Caused by US – China trade war

Outbound shipments way down at NWSA, Port of Oakland

After China’s 2018 response to US president Trump’s tariffs by retaliating against $110 billion of US exports, almost all US farm exports to China became subject to retaliation last year.

How have US agricultural exports fared in the interim? At the Northwest Seaport Alliance (NWSA), encompassing the ports of Seattle and Tacoma, overall exports to China were down 32% in 2018 compared to 2017, and are down 21% in 2019, as of the end of March. These numbers are being driven by impacts on specific commodities, such as: soy exports—69% lower in 2018 than in 2017 (see sidebar on page 6); seafood exports—down 36%; dairy exports—down 41%; apple exports—down 26%; and exports of fresh cherries—down 33.4%.

NWSA handled agricultural exports of just under $5 billion in 2017. In 2018, it was just shy of $3.5 billion. Agricultural exports dropped from 224,000 TEU in 2017 to 169,000 TEU in 2018.

Agricultural exports at NWSA had been growing for five years “until they took a wrong turn” last year, noted Tong Zhu, NWSA’s chief commercial officer. Allowing that a strong dollar contributed to suppressed export levels, she added: “I can’t be convinced that was driven mainly by currency rates.”

At the port of Oakland, another major agricultural exporting gateway, outbound cargo was also down in 2018, although it saw surprising upticks in March and April of this year. Could it be that Chinese importers were loading up on commodities in advance of a tariff hike much as US importers did late last year?

“We have been shipping a lot of empties back to Asia,” said Mike Zampa, port spokesperson, noting that this has also been due to the surge of imports Oakland has seen over the last six months.

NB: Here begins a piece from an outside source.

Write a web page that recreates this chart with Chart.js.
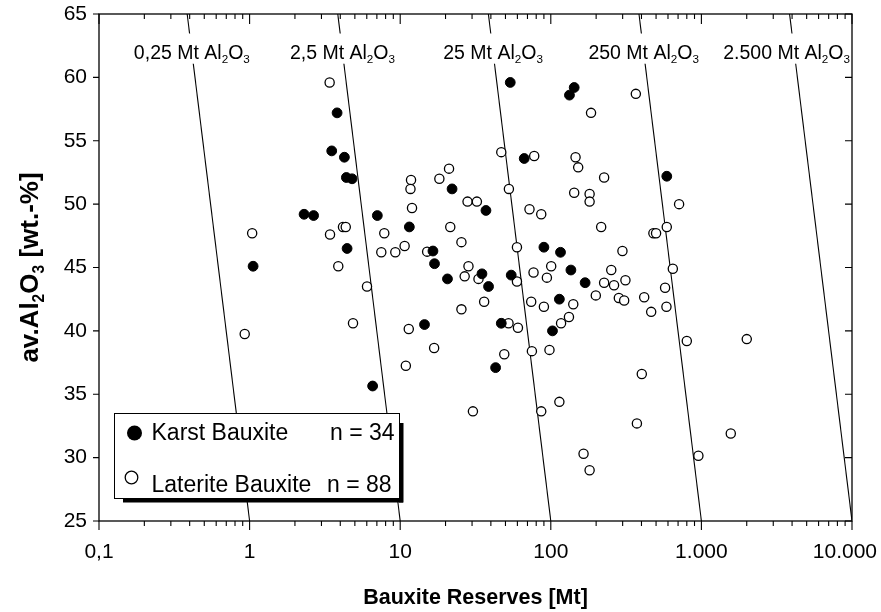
<!DOCTYPE html>
<html>
<head>
<meta charset="utf-8">
<script src="https://cdn.jsdelivr.net/npm/chart.js@4/dist/chart.umd.min.js"></script>
<style>
  html, body { margin: 0; padding: 0; background: #fff; }
</style>
</head>
<body>
<canvas id="graf" width="881" height="612"></canvas>
<script>
"use strict";

// Karst bauxite: reserves [Mt] and av. Al2O3 [wt.-%]
const karstX = [3.81, 3.51, 4.26, 4.39, 4.79, 53.8, 143, 133, 66.6, 589, 22.1, 2.30, 2.66, 7.05, 37.1, 4.44, 1.055,
  11.5, 16.5, 16.9, 20.6, 34.9, 38.6, 14.5, 43.0, 46.9, 102.6, 114, 54.6, 90.0, 116, 136, 169, 6.56];
const karstY = [57.2, 54.2, 53.7, 52.1, 52.0, 59.6, 59.2, 58.6, 53.6, 52.2, 51.2, 49.2, 49.1, 49.1, 49.5, 46.5, 45.1,
  48.2, 46.3, 45.3, 44.1, 44.5, 43.5, 40.5, 37.1, 40.6, 40.0, 42.5, 44.4, 46.6, 46.2, 44.8, 43.8, 35.65];

// Laterite bauxite
const lateritX = [3.40, 367, 185, 46.9, 77.6, 146, 152, 226, 11.8, 11.7, 18.2, 21.1, 52.7, 143, 181, 181, 28.0, 32.3,
  11.98, 21.5, 25.5, 9.28, 10.7, 15.1, 28.4, 26.8, 33.1, 36.1, 25.5, 11.4, 16.8, 10.9, 49.1, 52.4, 60.5, 74.9, 98,
  117, 132, 141, 74.1, 90, 59.6, 59.6, 76.8, 94.2, 100.6, 72.2, 86.4, 216, 299, 252, 226, 263, 313, 199, 283, 307,
  417, 464, 586, 574, 646, 480, 500, 589, 711, 402, 800, 2001, 1.04, 3.42, 4.17, 4.35, 7.84, 7.49, 3.88, 6.02, 4.86,
  0.928, 30.4, 86.4, 114, 373, 165, 181, 1567, 955];
const lateritY = [59.6, 58.7, 57.2, 54.1, 53.8, 53.7, 52.9, 52.1, 51.9, 51.2, 52.0, 52.8, 51.2, 50.9, 50.8, 50.2, 50.2,
  50.2, 49.7, 48.2, 47.0, 46.2, 46.7, 46.25, 45.1, 44.3, 44.1, 42.3, 41.7, 40.15, 38.65, 37.25, 38.15, 40.6, 40.25,
  38.4, 38.5, 40.6, 41.1, 42.1, 42.3, 41.9, 43.9, 46.6, 44.6, 44.2, 45.1, 49.6, 49.2, 48.2, 46.3, 44.8, 43.8, 43.6,
  44.0, 42.8, 42.6, 42.4, 42.65, 41.5, 41.9, 43.4, 44.9, 47.7, 47.7, 48.2, 50.0, 36.6, 39.2, 39.35, 47.7, 47.6, 48.2,
  48.2, 47.7, 46.2, 45.1, 43.5, 40.6, 39.75, 33.65, 33.65, 34.4, 32.7, 30.3, 29.0, 31.9, 30.15];

// linjer for konstant Al2O3-tonnage: x ved 65 % og ved 25 %
const isoNavne = ["0,25", "2,5", "25", "250", "2.500"];
const isoTopX = [0.385, 3.85, 38.5, 385, 3850];
const isoBundX = [1, 10, 100, 1000, 10000];

const xTickVaerdier = [0.1, 1, 10, 100, 1000, 10000];
const xTickTekster = ["0,1", "1", "10", "100", "1.000", "10.000"];
const yTickVaerdier = [25, 30, 35, 40, 45, 50, 55, 60, 65];

const FONT = '"Liberation Sans", Arial, sans-serif';

function maalRig(ctx, dele, str, fed) {
  const f = s => `${fed ? "bold " : ""}${s}px ${FONT}`;
  let bredde = 0;
  dele.forEach(([t, sub]) => { ctx.font = f(sub ? str * 0.6 : str); bredde += ctx.measureText(t).width; });
  return bredde;
}

function tegnRig(ctx, dele, x, y, str, fed, hvid) {
  const f = s => `${fed ? "bold " : ""}${s}px ${FONT}`;
  const bredde = maalRig(ctx, dele, str, fed);
  let cx = x - bredde / 2;
  if (hvid) {
    ctx.fillStyle = "#fff";
    ctx.fillRect(cx - 3, y - str * 0.95, bredde + 6, str * 1.55);
  }
  ctx.fillStyle = "#000";
  ctx.textAlign = "left";
  ctx.textBaseline = "alphabetic";
  const base = y + str * 0.36;
  dele.forEach(([t, sub]) => {
    ctx.font = f(sub ? str * 0.6 : str);
    ctx.fillText(t, cx, sub ? base + str * 0.2 : base);
    cx += ctx.measureText(t).width;
  });
}

const rammePlugin = {
  id: "ramme",
  afterDatasetsDraw(chart) {
    const ctx = chart.ctx;
    const { left, right, top, bottom } = chart.chartArea;
    const xs = chart.scales.x, ys = chart.scales.y;
    ctx.save();

    // etiketter for iso-linjerne
    const ly = ys.getPixelForValue(62.0);
    isoNavne.forEach((navn, i) => {
      const dele = [[navn + " Mt Al", false], ["2", true], ["O", false], ["3", true]];
      const x1 = xs.getPixelForValue(isoTopX[i]), y1 = ys.getPixelForValue(65);
      const x2 = xs.getPixelForValue(isoBundX[i]), y2 = ys.getPixelForValue(25);
      let lx = x1 + (x2 - x1) * (ly - y1) / (y2 - y1);
      const b = maalRig(ctx, dele, 19.5, false);
      lx = Math.min(lx, right - 2 - b / 2);
      tegnRig(ctx, dele, lx, ly, 19.5, false, true);
    });

    // ramme og tickmærker
    ctx.strokeStyle = "#000";
    ctx.lineWidth = 1.3;
    ctx.strokeRect(left, top, right - left, bottom - top);
    ctx.lineWidth = 1.1;
    ctx.beginPath();
    for (let d = 0.1; d < 10000; d *= 10) {
      for (let k = 1; k <= 10; k++) {
        const px = xs.getPixelForValue(d * k);
        const stor = k === 1 || k === 10;
        ctx.moveTo(px, bottom); ctx.lineTo(px, bottom + (stor ? 9 : 5));
        ctx.moveTo(px, top); ctx.lineTo(px, top + (stor ? 10 : 5));
      }
    }
    yTickVaerdier.forEach(v => {
      const py = ys.getPixelForValue(v);
      ctx.moveTo(left, py); ctx.lineTo(left - 6, py);
      ctx.moveTo(right, py); ctx.lineTo(right - 7, py);
    });
    ctx.stroke();

    // x-aksens tal (det sidste holdes inden for billedet)
    ctx.fillStyle = "#000";
    ctx.font = `21px ${FONT}`;
    ctx.textAlign = "center";
    ctx.textBaseline = "middle";
    xTickVaerdier.forEach((v, i) => {
      const w = ctx.measureText(xTickTekster[i]).width;
      const px = Math.min(xs.getPixelForValue(v), chart.width - 4 - w / 2);
      ctx.fillText(xTickTekster[i], px, bottom + 31);
    });

    // y-aksens titel
    ctx.save();
    ctx.translate(29, (top + bottom) / 2);
    ctx.rotate(-Math.PI / 2);
    tegnRig(ctx, [["av.Al", false], ["2", true], ["O", false], ["3", true], [" [wt.-%]", false]], 0, 0, 26, true, false);
    ctx.restore();

    // forklaring
    const bx = 114, by = 413, bw = 285, bh = 85;
    ctx.fillStyle = "#000";
    ctx.fillRect(bx + 9, by + bh, bw - 5, 4.5);
    ctx.fillRect(bx + bw, by + 10, 4.5, bh + 4.5 - 10);
    ctx.fillStyle = "#fff";
    ctx.fillRect(bx, by, bw, bh);
    ctx.lineWidth = 1;
    ctx.strokeStyle = "#000";
    ctx.strokeRect(bx + 0.5, by + 0.5, bw, bh);
    ctx.fillStyle = "#000";
    ctx.beginPath(); ctx.arc(134.5, 433, 7.5, 0, Math.PI * 2); ctx.fill();
    ctx.fillStyle = "#fff"; ctx.lineWidth = 1.3;
    ctx.beginPath(); ctx.arc(131.5, 477.5, 6.3, 0, Math.PI * 2); ctx.fill(); ctx.stroke();
    ctx.fillStyle = "#000";
    ctx.font = `23px ${FONT}`;
    ctx.textAlign = "left";
    ctx.textBaseline = "middle";
    ctx.fillText("Karst Bauxite", 151.5, 434);
    ctx.fillText("n = 34", 330, 434);
    ctx.fillText("Laterite Bauxite", 151.5, 486);
    ctx.fillText("n = 88", 327, 486);
    ctx.restore();
  }
};

const punkter = (xs, ys) => xs.map((x, i) => ({ x: x, y: ys[i] }));

const datasets = [
  { label: "Karst Bauxite", data: punkter(karstX, karstY), backgroundColor: "#000", borderColor: "#000",
    pointRadius: 4.9, borderWidth: 1 },
  { label: "Laterite Bauxite", data: punkter(lateritX, lateritY), backgroundColor: "#fff", borderColor: "#000",
    pointRadius: 4.6, borderWidth: 1.3 }
];
isoNavne.forEach((navn, i) => {
  datasets.push({ label: navn + " Mt", data: [{ x: isoTopX[i], y: 65 }, { x: isoBundX[i], y: 25 }],
    showLine: true, pointRadius: 0, borderColor: "#000", borderWidth: 1.1 });
});

new Chart(document.getElementById("graf").getContext("2d"), {
  type: "scatter",
  data: { datasets: datasets },
  options: {
    responsive: false,
    animation: false,
    devicePixelRatio: 1,
    layout: { padding: { top: 14, right: 29, left: 0, bottom: 0 } },
    plugins: { legend: { display: false }, tooltip: { enabled: false } },
    scales: {
      x: {
        type: "logarithmic", min: 0.1, max: 10000,
        afterBuildTicks: s => { s.ticks = xTickVaerdier.map(v => ({ value: v })); },
        afterFit: s => { s.height = 91; s.paddingLeft = 0; s.paddingRight = 0; },
        grid: { display: false, drawTicks: false },
        border: { display: false },
        ticks: { display: false },
        title: { display: true, text: "Bauxite Reserves [Mt]", color: "#000",
          font: { family: FONT, size: 21.5, weight: "bold" }, padding: { top: 0, bottom: 1 } }
      },
      y: {
        min: 25, max: 65,
        afterBuildTicks: s => { s.ticks = yTickVaerdier.map(v => ({ value: v })); },
        afterFit: s => { s.width = 99; s.paddingTop = 0; s.paddingBottom = 0; },
        grid: { display: false, drawTicks: false },
        border: { display: false },
        ticks: { color: "#000", font: { family: FONT, size: 21 }, padding: 12 }
      }
    }
  },
  plugins: [rammePlugin]
});
</script>
</body>
</html>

According to ajot.com¸ the US agricultural sector is particularly vulnerable to disruptions in international trading patterns, because, as Peter Friedmann, executive director of the Agriculture Transportation Coalition, explained, “nothing we produce in agriculture or in forest products can’t be sourced somewhere else in the world.” “And if we don’t deliver affordably and dependably,” he added, “our foreign customer will go elsewhere to buy.”